Film exhibition technology has matured and evolved since Edison Laboratories invented the technology a century ago. The basic concepts are still similar. In the early 2000s, the movie industry began switching from celluloid-based projection to digital projection. Digital projection has advantages and disadvantages.
What is Digital Cinema?
Author Lev Manovich defines digital cinema as "live action material + painting + image processing + compositing + 2-D computer animation + 3-D computer animation." Live action material is filmed digitally, and then downloaded to a computer where image processing, compositing and editing are completed with digital sound created in a separate file or CD. The movie is then ready for distribution and projected onto the screen using a digital projector.
Advantages of Digital Projectors
Analogue films need to be "made up" by connecting the reels that come in film canisters from the movie studio. A skilled projectionist takes about an hour to assemble one film, whereas digital films need only the click of a button or two to accomplish the same task. Fewer projectionists are needed to run the same number of screens in a multiplex. Studios ship analogue films in canisters to theatres, incurring large shipping costs. Digital projectors circumvent that because the file is downloaded the night before it is scheduled to play for next to no cost.
With a digital film, the 1,000th showing is as good as the first showing. This isn't always the case with analogue films, which can have scratches, breaks or other flaws. Files can become corrupted and computers can malfunction, but the quality is always exactly the same with digital.
Digital projectors also allow the exhibitor to show alternative content to films -- events such as concerts, sporting events or even opera. Digital projectors also offer anti-piracy protection. Digital cinema offers the ability to show 3-D movies. Analogue films have been made in 3-D, but they do not match the sophistication of 3-D technology.
Disadvantages of Digital Projectors
The biggest stumbling block of digital projectors is cost. In early 2011, installation of digital projectors cost between £32,500 to £97,500 per auditorium. Retrofitting a multiplex with 12 screens could cost anywhere from half a million to £1.3 million. Digital is more expensive to operate on a daily basis because digital projectors use twice as much energy to operate and require larger lamps for projection that burn out quicker.

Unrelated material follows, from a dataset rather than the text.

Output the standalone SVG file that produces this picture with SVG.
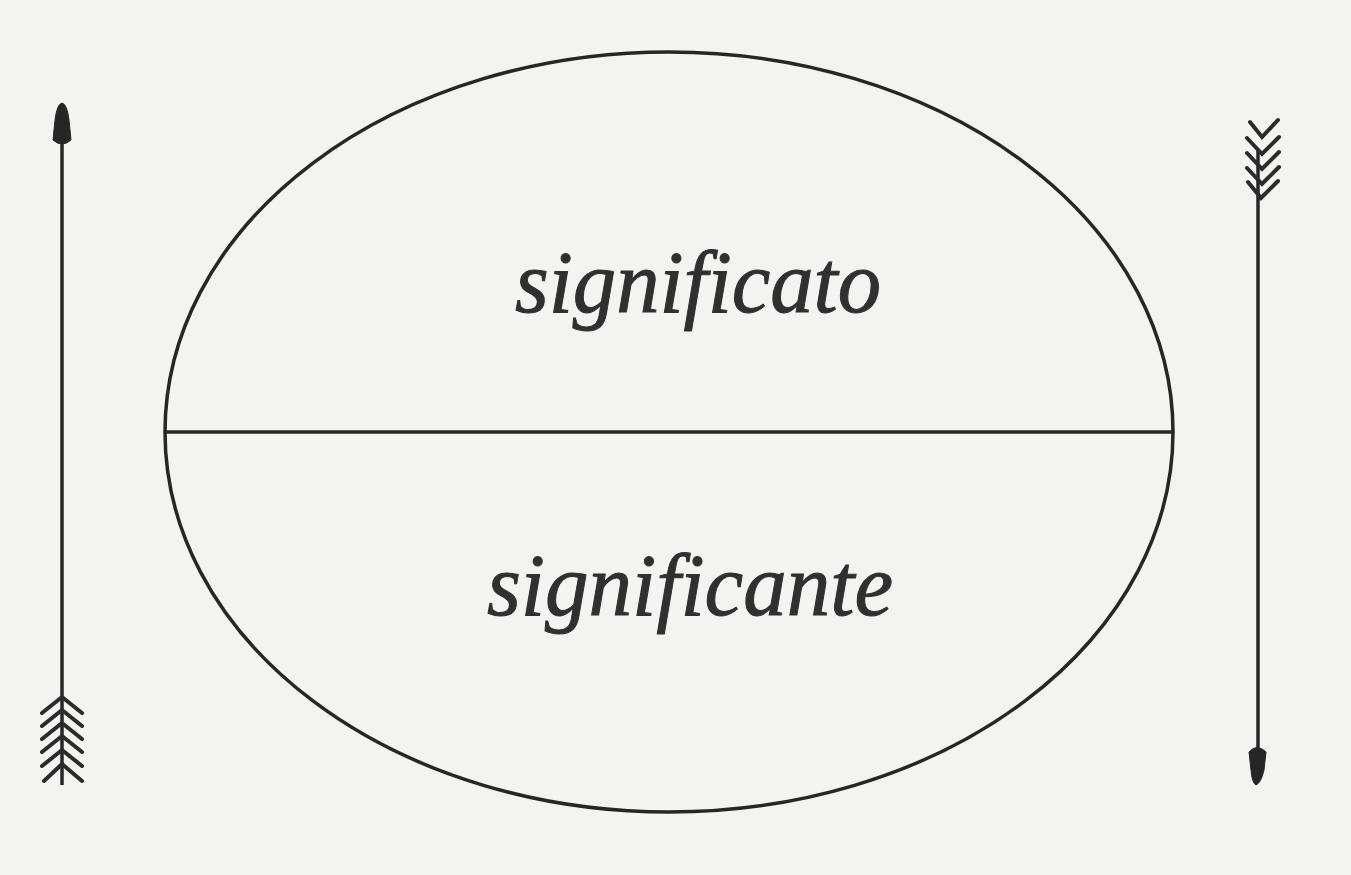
<svg xmlns="http://www.w3.org/2000/svg" width="1351" height="875" viewBox="0 0 1351 875">
<style>
.ln{fill:none;stroke:#262626;stroke-width:3.5}
.fl{fill:none;stroke:#2b2b2b;stroke-width:4;stroke-linecap:round}
.hd{fill:#262626;stroke:#262626;stroke-width:1}
.lb{font-family:"Liberation Serif","DejaVu Serif",serif;font-style:italic;font-size:88px;fill:#303030;stroke:#303030;stroke-width:1}
</style>
<rect width="1351" height="875" fill="#f3f3f1"/>
<g id="sign">
<ellipse class="ln" cx="669" cy="432" rx="504" ry="380"/>
<line class="ln" x1="166" y1="432" x2="1172" y2="432"/>
</g>
<g id="significato">
<text class="lb" x="515" y="312" textLength="366" lengthAdjust="spacingAndGlyphs">significato</text>
</g>
<g id="significante">
<text class="lb" x="487" y="615" textLength="406" lengthAdjust="spacingAndGlyphs">significante</text>
</g>
<g id="connectors">
<g id="arrow-up">
<line class="ln" x1="62" y1="140" x2="62" y2="785"/>
<path class="hd" d="M62,103 Q57,104 55,120 L53,140 Q62,148 71,140 L69,120 Q67,104 62,103 Z"/>
<path class="fl" d="M42,713 L62,697 L82,713 M42,726 L62,710 L82,726 M42,739 L62,723 L82,739 M42,752 L62,736 L82,752 M42,766 L62,750 L82,766 M44,781 L62,764 L82,781"/>
</g>
<g id="arrow-down">
<line class="ln" x1="1258" y1="150" x2="1258" y2="750"/>
<path class="hd" d="M1256,785 Q1252,783 1251,770 L1249,752 Q1257,743 1266,752 L1264,770 Q1261,783 1256,785 Z"/>
<path class="fl" d="M1250,122 L1262,137 L1278,120 M1247,138 L1262,154 L1279,137 M1247,153 L1262,169 L1279,152 M1247,168 L1262,184 L1279,167 M1248,182 L1261,198 L1278,181"/>
</g>
</g>
</svg>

Each digital projector also needs its own dedicated phone line, so that it can update content, encryption and other information on a regular basis.
Maintenance and Repair Issues
For theatres in smaller cities and towns, maintenance and repair can be a major issue. In most theatres, staff is usually skilled enough to effect repairs if a projector malfunctions. However, digital projectors can only be repaired and maintained by studio-certified companies. This increases costs and may even lead to dark screens if a repairman cannot get to the theatre quickly enough, a potential issue in rural areas.